Original link http://yamlb.wordpress.com/?p=10
Date 1970-01-01
Status draft

The Kullback and Leibler divergence is a common measure of the “distance” between two probability distributions. It’s central in machine learning algorithm based on probabilities.

For instance, when trying to approximate a distribution p(x), we can try minimize KL(p,q) with q belonging to a particular class of distributions (ex: exponential family).

This is used in a lot of variational methods and approximate message passing algorithms.

But why using this divergence (which isn’t a real distance)? Why not using L^2 distance ? Or Chi-square ?

I found several leads:

  • Information geometry: KL is a special case of delta-divergences. These divergences have the great advantage to be invariant by reparametrisation.
  • Information theory: KL can be seen as the amount of information (in bits) missing to q in order to specify p. (conditional entropy). It is the average "surprise" of a incoming message drawn from q when you expect it arrived form p.
  • Bayesian theory: KL minimisation can be derived from log-likelihood maximisation.

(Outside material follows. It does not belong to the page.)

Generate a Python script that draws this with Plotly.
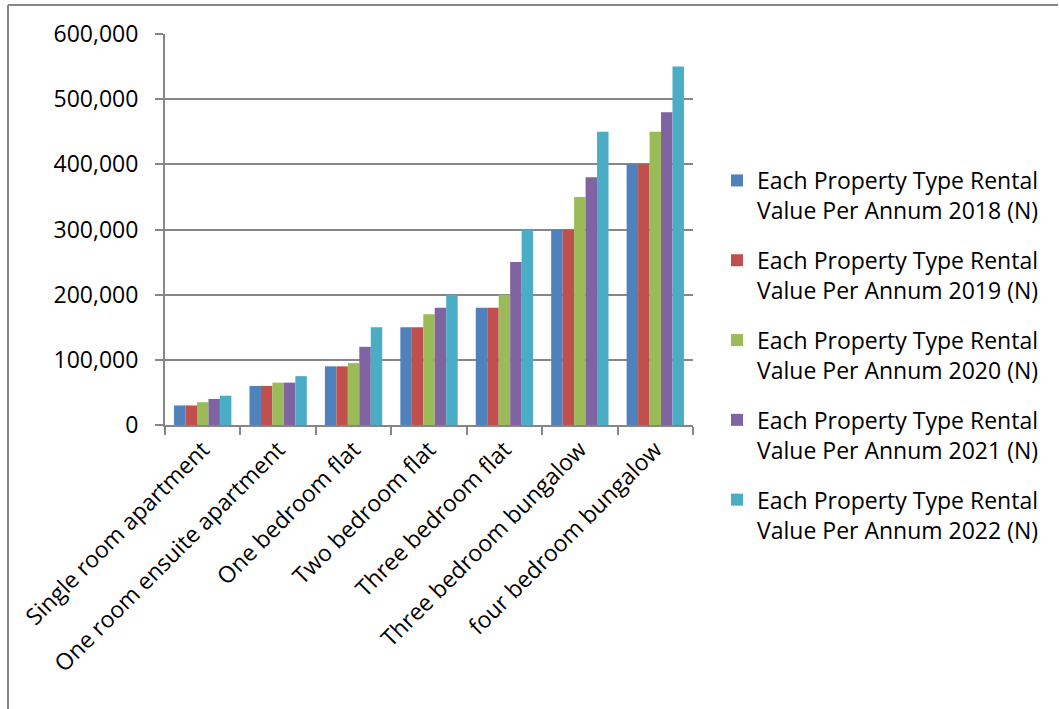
import plotly.graph_objects as go

categories = ["Single room apartment", "One room ensuite apartment", "One bedroom flat",
              "Two bedroom flat", "Three bedroom flat", "Three bedroom bungalow",
              "four bedroom bungalow"]
series_names = [f"Each Property Type Rental<br>Value Per Annum {y} (N)" for y in [2018, 2019, 2020, 2021, 2022]]
v2018 = [30000, 60000, 90000, 150000, 180000, 300000, 400000]
v2019 = [30000, 60000, 90000, 150000, 180000, 300000, 400000]
v2020 = [35000, 65000, 95000, 170000, 200000, 350000, 450000]
v2021 = [40000, 65000, 120000, 180000, 250000, 380000, 480000]
v2022 = [45000, 75000, 150000, 200000, 300000, 450000, 550000]
values = [v2018, v2019, v2020, v2021, v2022]
colors = ["#4F81BD", "#C0504D", "#9BBB59", "#8064A2", "#4BACC6"]
y_ticks = [0, 100000, 200000, 300000, 400000, 500000, 600000]

FONT = "Open Sans"
FS = 23
fig = go.Figure()
for i, (name, vals, c) in enumerate(zip(series_names, values, colors)):
    fig.add_trace(go.Bar(x=categories, y=vals, name=name, legendgroup=f"g{i}",
                         marker=dict(color=c, line=dict(width=0))))

W, H = 1059, 709
L, R, T, B = 165, 693, 34, 425
pw, ph = R - L, B - T

def px(x):
    return (x - L) / pw

def py(y):
    return (B - y) / ph

fig.update_layout(
    width=W, height=H,
    margin=dict(l=L, r=W - R, t=T, b=H - B, autoexpand=False),
    paper_bgcolor="white", plot_bgcolor="white",
    barmode="group", bargap=0.24, bargroupgap=0,
    font=dict(family=FONT, size=FS, color="black"),
    showlegend=True,
    legend=dict(x=px(717), y=py(355), xanchor="left", yanchor="middle",
                font=dict(family=FONT, size=FS, color="black"), valign="top",
                tracegroupgap=17, itemwidth=30, bgcolor="rgba(0,0,0,0)",
                maxheight=700),
    xaxis=dict(showline=True, linecolor="#868686", linewidth=2, ticks="outside",
               tickson="boundaries", ticklen=8, tickwidth=2, tickcolor="#868686",
               tickangle=-45, tickfont=dict(family=FONT, size=FS, color="black"),
               showgrid=False),
    yaxis=dict(range=[0, 600000], tickvals=y_ticks, tickformat=",d",
               showline=True, linecolor="#868686", linewidth=2, ticks="outside",
               ticklen=8, tickwidth=2, tickcolor="#868686", ticklabelstandoff=12,
               showgrid=True, gridcolor="#868686", gridwidth=1.5,
               tickfont=dict(family=FONT, size=FS, color="black"), zeroline=False),
    shapes=[
        dict(type="line", xref="paper", yref="paper", x0=px(8), x1=px(1058), y0=py(5), y1=py(5),
             line=dict(color="#868686", width=2)),
        dict(type="line", xref="paper", yref="paper", x0=px(8), x1=px(8), y0=py(5), y1=py(709),
             line=dict(color="#868686", width=2)),
    ],
)
fig.write_html("out.html")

Invariance seems to be the more general requirement because it leads to a family of divergences. Exchanging KL with a delta-divergence in our algorithm can give a better understanding on what’s really going on.

The information theory justification seems weaker to me because it takes place in a theory of communication, and it requires a subjective receiver.

Finally I’m still not sure of my derivation from Log Likelihood minimisation, especially in the continous case.